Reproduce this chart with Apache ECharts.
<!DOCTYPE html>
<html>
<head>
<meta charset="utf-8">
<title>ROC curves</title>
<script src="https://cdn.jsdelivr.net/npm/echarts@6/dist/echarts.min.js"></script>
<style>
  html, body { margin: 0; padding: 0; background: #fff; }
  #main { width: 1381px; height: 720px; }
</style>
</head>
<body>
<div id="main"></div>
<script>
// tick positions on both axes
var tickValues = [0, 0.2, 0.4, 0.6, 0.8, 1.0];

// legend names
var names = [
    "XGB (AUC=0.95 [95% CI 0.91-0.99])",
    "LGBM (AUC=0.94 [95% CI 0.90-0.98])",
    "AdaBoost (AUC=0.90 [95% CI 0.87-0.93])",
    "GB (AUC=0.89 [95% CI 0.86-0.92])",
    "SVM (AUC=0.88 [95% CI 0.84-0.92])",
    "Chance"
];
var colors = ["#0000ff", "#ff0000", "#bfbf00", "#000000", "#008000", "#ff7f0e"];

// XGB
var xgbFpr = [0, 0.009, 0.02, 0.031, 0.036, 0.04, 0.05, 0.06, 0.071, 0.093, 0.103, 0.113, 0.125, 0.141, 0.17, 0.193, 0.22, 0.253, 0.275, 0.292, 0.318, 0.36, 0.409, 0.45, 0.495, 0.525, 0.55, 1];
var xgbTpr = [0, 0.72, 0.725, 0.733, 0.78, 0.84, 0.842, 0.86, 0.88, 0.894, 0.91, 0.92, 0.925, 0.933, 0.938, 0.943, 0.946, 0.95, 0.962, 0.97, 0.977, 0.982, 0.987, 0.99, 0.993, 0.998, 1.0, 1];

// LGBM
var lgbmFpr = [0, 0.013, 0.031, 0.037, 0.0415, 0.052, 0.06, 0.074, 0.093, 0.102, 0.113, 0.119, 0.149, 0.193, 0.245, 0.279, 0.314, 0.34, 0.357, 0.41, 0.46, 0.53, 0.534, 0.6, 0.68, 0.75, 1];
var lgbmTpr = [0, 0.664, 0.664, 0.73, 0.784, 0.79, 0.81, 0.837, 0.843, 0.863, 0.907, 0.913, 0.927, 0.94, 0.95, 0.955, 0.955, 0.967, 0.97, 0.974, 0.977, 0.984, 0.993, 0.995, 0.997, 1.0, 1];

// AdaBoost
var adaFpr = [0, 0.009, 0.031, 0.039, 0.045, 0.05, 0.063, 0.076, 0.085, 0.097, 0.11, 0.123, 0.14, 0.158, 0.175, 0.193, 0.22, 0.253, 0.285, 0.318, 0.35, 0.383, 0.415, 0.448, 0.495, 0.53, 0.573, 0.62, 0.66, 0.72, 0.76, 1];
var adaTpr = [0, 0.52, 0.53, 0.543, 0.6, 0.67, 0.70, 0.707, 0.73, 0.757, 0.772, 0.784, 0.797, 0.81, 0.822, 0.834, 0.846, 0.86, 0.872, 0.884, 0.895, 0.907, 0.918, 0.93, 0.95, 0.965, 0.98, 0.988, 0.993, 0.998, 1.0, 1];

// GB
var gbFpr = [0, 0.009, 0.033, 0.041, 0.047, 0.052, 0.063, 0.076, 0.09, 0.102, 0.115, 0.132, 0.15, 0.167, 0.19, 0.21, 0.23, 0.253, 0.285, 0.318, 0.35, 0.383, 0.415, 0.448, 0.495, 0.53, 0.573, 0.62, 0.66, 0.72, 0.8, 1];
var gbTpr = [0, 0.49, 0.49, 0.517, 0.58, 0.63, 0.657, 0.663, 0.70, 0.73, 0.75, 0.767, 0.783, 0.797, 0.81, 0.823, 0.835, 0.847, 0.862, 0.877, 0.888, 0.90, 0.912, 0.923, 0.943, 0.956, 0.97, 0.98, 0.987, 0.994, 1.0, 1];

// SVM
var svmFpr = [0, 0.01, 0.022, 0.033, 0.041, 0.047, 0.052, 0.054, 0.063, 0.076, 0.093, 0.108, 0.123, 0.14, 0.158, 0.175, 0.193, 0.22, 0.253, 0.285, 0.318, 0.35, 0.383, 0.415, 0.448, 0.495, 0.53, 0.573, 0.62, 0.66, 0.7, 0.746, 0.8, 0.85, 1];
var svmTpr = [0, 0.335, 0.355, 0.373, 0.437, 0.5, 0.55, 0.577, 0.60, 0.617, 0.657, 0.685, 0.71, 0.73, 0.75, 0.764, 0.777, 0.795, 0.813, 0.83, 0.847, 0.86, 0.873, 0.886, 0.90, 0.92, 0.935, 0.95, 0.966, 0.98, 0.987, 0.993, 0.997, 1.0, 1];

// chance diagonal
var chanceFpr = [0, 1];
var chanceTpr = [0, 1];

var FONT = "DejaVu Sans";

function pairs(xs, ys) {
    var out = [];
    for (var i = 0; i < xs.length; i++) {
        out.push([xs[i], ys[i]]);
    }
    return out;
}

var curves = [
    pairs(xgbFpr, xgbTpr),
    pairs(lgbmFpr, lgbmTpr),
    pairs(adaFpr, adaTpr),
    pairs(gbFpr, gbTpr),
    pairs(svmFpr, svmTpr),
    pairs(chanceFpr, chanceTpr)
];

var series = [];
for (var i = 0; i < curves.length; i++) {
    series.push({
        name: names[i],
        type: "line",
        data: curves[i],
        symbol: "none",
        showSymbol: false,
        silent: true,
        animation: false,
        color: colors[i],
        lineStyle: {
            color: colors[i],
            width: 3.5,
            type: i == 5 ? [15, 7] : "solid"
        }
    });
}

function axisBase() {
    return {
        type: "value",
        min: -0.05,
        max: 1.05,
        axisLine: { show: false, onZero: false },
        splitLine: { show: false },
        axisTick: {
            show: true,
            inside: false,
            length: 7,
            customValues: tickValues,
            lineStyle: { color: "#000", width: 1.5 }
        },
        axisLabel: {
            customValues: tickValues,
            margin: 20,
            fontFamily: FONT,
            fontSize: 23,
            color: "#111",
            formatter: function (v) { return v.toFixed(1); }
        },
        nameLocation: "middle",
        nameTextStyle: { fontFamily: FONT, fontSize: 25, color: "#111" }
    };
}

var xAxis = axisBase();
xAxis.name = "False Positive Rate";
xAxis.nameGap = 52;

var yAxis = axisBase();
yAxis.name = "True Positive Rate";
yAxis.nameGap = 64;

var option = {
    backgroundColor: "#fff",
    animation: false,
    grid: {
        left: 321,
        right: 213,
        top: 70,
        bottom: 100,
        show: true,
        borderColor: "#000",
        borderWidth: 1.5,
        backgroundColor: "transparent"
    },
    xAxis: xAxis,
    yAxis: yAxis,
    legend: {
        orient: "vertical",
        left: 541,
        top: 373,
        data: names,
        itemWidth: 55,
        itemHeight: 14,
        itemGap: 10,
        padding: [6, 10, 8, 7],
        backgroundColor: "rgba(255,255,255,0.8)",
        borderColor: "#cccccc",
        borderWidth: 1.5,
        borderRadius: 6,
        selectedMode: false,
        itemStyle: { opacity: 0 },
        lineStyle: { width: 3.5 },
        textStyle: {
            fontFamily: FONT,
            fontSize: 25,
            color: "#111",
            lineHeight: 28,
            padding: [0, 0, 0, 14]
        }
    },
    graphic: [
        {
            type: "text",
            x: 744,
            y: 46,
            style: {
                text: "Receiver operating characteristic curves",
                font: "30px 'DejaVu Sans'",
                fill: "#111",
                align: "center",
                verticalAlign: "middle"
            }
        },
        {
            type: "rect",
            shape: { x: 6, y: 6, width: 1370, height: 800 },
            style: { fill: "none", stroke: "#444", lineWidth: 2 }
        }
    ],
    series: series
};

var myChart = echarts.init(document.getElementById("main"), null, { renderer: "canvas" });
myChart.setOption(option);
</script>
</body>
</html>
◇ ◇ ◇ ◇
### WHAT TO WORK ON
Look at the material above and copy, word for word, its lines from the first through the one containing "0.995, 0.997, 1.0, 1];".

### EXERCISE RESPONSE
Reproduce this chart with Apache ECharts.
<!DOCTYPE html>
<html>
<head>
<meta charset="utf-8">
<title>ROC curves</title>
<script src="https://cdn.jsdelivr.net/npm/echarts@6/dist/echarts.min.js"></script>
<style>
  html, body { margin: 0; padding: 0; background: #fff; }
  #main { width: 1381px; height: 720px; }
</style>
</head>
<body>
<div id="main"></div>
<script>
// tick positions on both axes
var tickValues = [0, 0.2, 0.4, 0.6, 0.8, 1.0];

// legend names
var names = [
    "XGB (AUC=0.95 [95% CI 0.91-0.99])",
    "LGBM (AUC=0.94 [95% CI 0.90-0.98])",
    "AdaBoost (AUC=0.90 [95% CI 0.87-0.93])",
    "GB (AUC=0.89 [95% CI 0.86-0.92])",
    "SVM (AUC=0.88 [95% CI 0.84-0.92])",
    "Chance"
];
var colors = ["#0000ff", "#ff0000", "#bfbf00", "#000000", "#008000", "#ff7f0e"];

// XGB
var xgbFpr = [0, 0.009, 0.02, 0.031, 0.036, 0.04, 0.05, 0.06, 0.071, 0.093, 0.103, 0.113, 0.125, 0.141, 0.17, 0.193, 0.22, 0.253, 0.275, 0.292, 0.318, 0.36, 0.409, 0.45, 0.495, 0.525, 0.55, 1];
var xgbTpr = [0, 0.72, 0.725, 0.733, 0.78, 0.84, 0.842, 0.86, 0.88, 0.894, 0.91, 0.92, 0.925, 0.933, 0.938, 0.943, 0.946, 0.95, 0.962, 0.97, 0.977, 0.982, 0.987, 0.99, 0.993, 0.998, 1.0, 1];

// LGBM
var lgbmFpr = [0, 0.013, 0.031, 0.037, 0.0415, 0.052, 0.06, 0.074, 0.093, 0.102, 0.113, 0.119, 0.149, 0.193, 0.245, 0.279, 0.314, 0.34, 0.357, 0.41, 0.46, 0.53, 0.534, 0.6, 0.68, 0.75, 1];
var lgbmTpr = [0, 0.664, 0.664, 0.73, 0.784, 0.79, 0.81, 0.837, 0.843, 0.863, 0.907, 0.913, 0.927, 0.94, 0.95, 0.955, 0.955, 0.967, 0.97, 0.974, 0.977, 0.984, 0.993, 0.995, 0.997, 1.0, 1];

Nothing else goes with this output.